Dal prossimo anno riaprono gli asili pubblici a Reggio Calabria, ma non per tutti: i disabili saranno infatti esclusi dalle strutture, in quanto il Comune non è in grado di assumere insegnanti specializzati che si occupino del sostegno. Ricordiamo che il capoluogo calabrese è stato sciolto per contiguità con la ‘Ndrangheta nel 2012 e da allora è gestito da una commissione straordinaria. Ovvie quindi le difficoltà di gestione in un regime emergenziale che ha impedito l’anno scorso di avviare in toto il servizio degli asili nido. Quest’anno si riparte, ma qualcuno è escluso. Inutile dire che la decisione non è accettabile, e basta rileggere (nel caso ce ne fosse bisogno) la parte relativa ai principi fondamentali della Costituzione italiana per capire perché.

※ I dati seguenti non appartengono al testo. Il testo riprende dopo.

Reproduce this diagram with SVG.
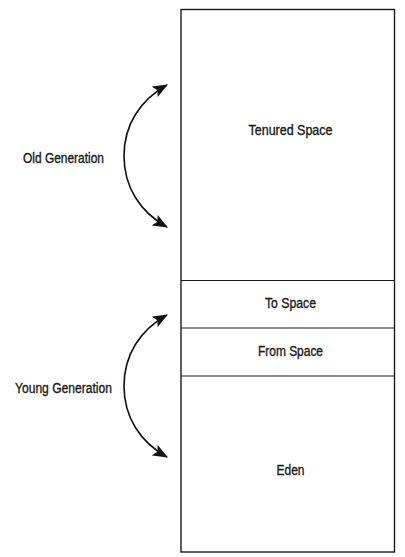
<svg xmlns="http://www.w3.org/2000/svg" width="405" height="557" viewBox="0 0 405 557">
<style>
.box{fill:#fff;stroke:#1a1a1a;stroke-width:1.4}
.div{stroke:#1a1a1a;stroke-width:1.2}
.t{font-family:"Liberation Sans",Arial,sans-serif;font-size:14px;fill:#1a1a1a;stroke:#1a1a1a;stroke-width:0.35;text-anchor:middle}
.arc{fill:none;stroke:#111;stroke-width:1.6}
</style>
<defs>
<marker id="ah" markerUnits="userSpaceOnUse" markerWidth="16" markerHeight="12" refX="14" refY="6" orient="auto">
<path d="M0,0 L15,6 L0,12 L3,6 Z" fill="#111"/>
</marker>
</defs>
<rect width="405" height="557" fill="#fff"/>
<g id="heap">
<rect class="box" x="181" y="9.5" width="213.5" height="542.5"/>
</g>
<g id="tenured">
<text class="t" x="290.5" y="135" textLength="84" lengthAdjust="spacingAndGlyphs">Tenured Space</text>
</g>
<g id="to-space">
<line class="div" x1="181" y1="280.5" x2="394.5" y2="280.5"/>
<text class="t" x="290.5" y="308" textLength="51" lengthAdjust="spacingAndGlyphs">To Space</text>
</g>
<g id="from-space">
<line class="div" x1="181" y1="328" x2="394.5" y2="328"/>
<text class="t" x="290.5" y="356" textLength="65" lengthAdjust="spacingAndGlyphs">From Space</text>
</g>
<g id="eden">
<line class="div" x1="181" y1="376" x2="394.5" y2="376"/>
<text class="t" x="290.5" y="475" textLength="28" lengthAdjust="spacingAndGlyphs">Eden</text>
</g>
<g id="old-generation">
<text class="t" x="63.5" y="163" textLength="81" lengthAdjust="spacingAndGlyphs">Old Generation</text>
</g>
<g id="young-generation">
<text class="t" x="63.5" y="393" textLength="97" lengthAdjust="spacingAndGlyphs">Young Generation</text>
</g>
<g id="connectors">
<path class="arc" d="M124,156 C124,125 140,100 167,85" marker-end="url(#ah)"/>
<path class="arc" d="M124,156 C124,187 140,212 167,227" marker-end="url(#ah)"/>
<path class="arc" d="M124,386 C124,355 140,330 167,315" marker-end="url(#ah)"/>
<path class="arc" d="M124,386 C124,417 140,442 167,457" marker-end="url(#ah)"/>
</g>
</svg>
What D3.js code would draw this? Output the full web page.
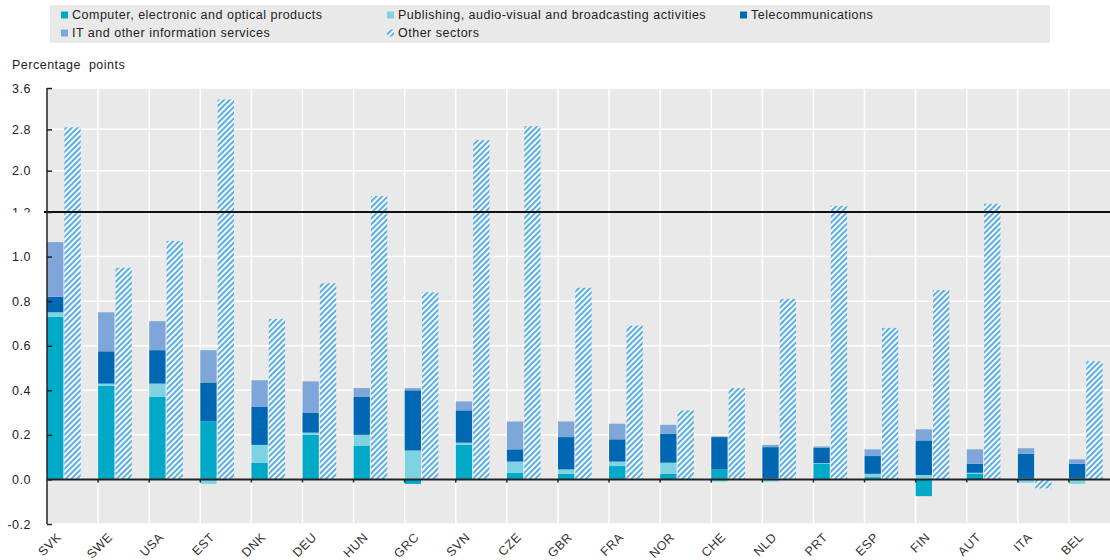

Il mondo del terzo settore e dell’associazionismo si è già fatto sentire perentoriamente affinché la situazione sia sanata in tempo. Il presidente nazionale di Anffas onlus, Roberto Speziale si è espresso così: «È necessario l’immediato ritiro dell’atto amministrativo del Comune di Reggio Calabria che, impedendo l’iscrizione dei bambini con disabilità alle scuole dell’infanzia per l’anno scolastico 2014/2015, calpesta palesemente i diritti dei bambini in questione e delle loro famiglie. Il tardivo tentativo dei Commissari di risolvere la situazione con l’annuncio di possibili eventuali assunzioni di personale, non è sufficiente e soprattutto mette in luce ancora una volta come chi ha una disabilità è considerato un cittadino di serie B». Il provvedimento vedrebbe un’istituzione statale come soggetto che crea la discriminazione, invece di impegnarsi a rimuoverla ove si verificasse. Si viene così a creare una situazione paradossale per cui un illecito nella gestione del Comune (la contiguità con la criminalità organizzata) non solo ricade sulla fascia più debole della popolazione, ossia i bambini (che già hanno subito la chiusura delle strutture nell’anno scolastico in corso), bensì sulla nicchia più bisognosa di intervento e cura all’interno di quella stessa fascia.Dice bene Speziale quando sottolinea che «la decisione dell’amministrazione evidenzia nuovamente la mancanza di una cultura dell’inclusione sociale e scolastica, due fattori fondamentali per la crescita della società. L’avviso in questione è il frutto di un retaggio culturale che ancora non crolla, basato su esclusione e discriminazione».
Forse, per una volta, la denuncia arrivata da più parti (tra cui ovviamente le associazioni dei genitori) porterà a una svolta positiva nella vicenda. Si legge infatti sul giornale free press di Reggio Calabria, il Metropolitano, che «La Commissione Straordinaria, avendo appreso dagli organi di stampa la notizia relativa alla pubblicazione dell’avviso riguardante l’iscrizione alle scuole dell’infanzia comunali, e, al fine di garantire nell’immediatezza l’accoglienza dei bambini in situazione di disabilità, ha ordinato al Dirigente di settore la rettifica dello stesso, impegnandosi, contestualmente, a richiedere alla Commissione centrale del Ministero competente, ai sensi dell’art. 243 del T.U., approvato con D.Lgsl. 267/2000, l’autorizzazione all’assunzione del personale di sostegno nelle scuole comunali». Resta il fatto che si sia dovuta mobilitare la società civile per fare in modo che un organo dello Stato applicasse una legge. Ma in teoria è lo Stato, su mandato popolare, che fa le leggi e poi osserva che siano applicate. O stiamo perdendo di vista anche i mattoni fondamentali che compongono l’assetto democratico?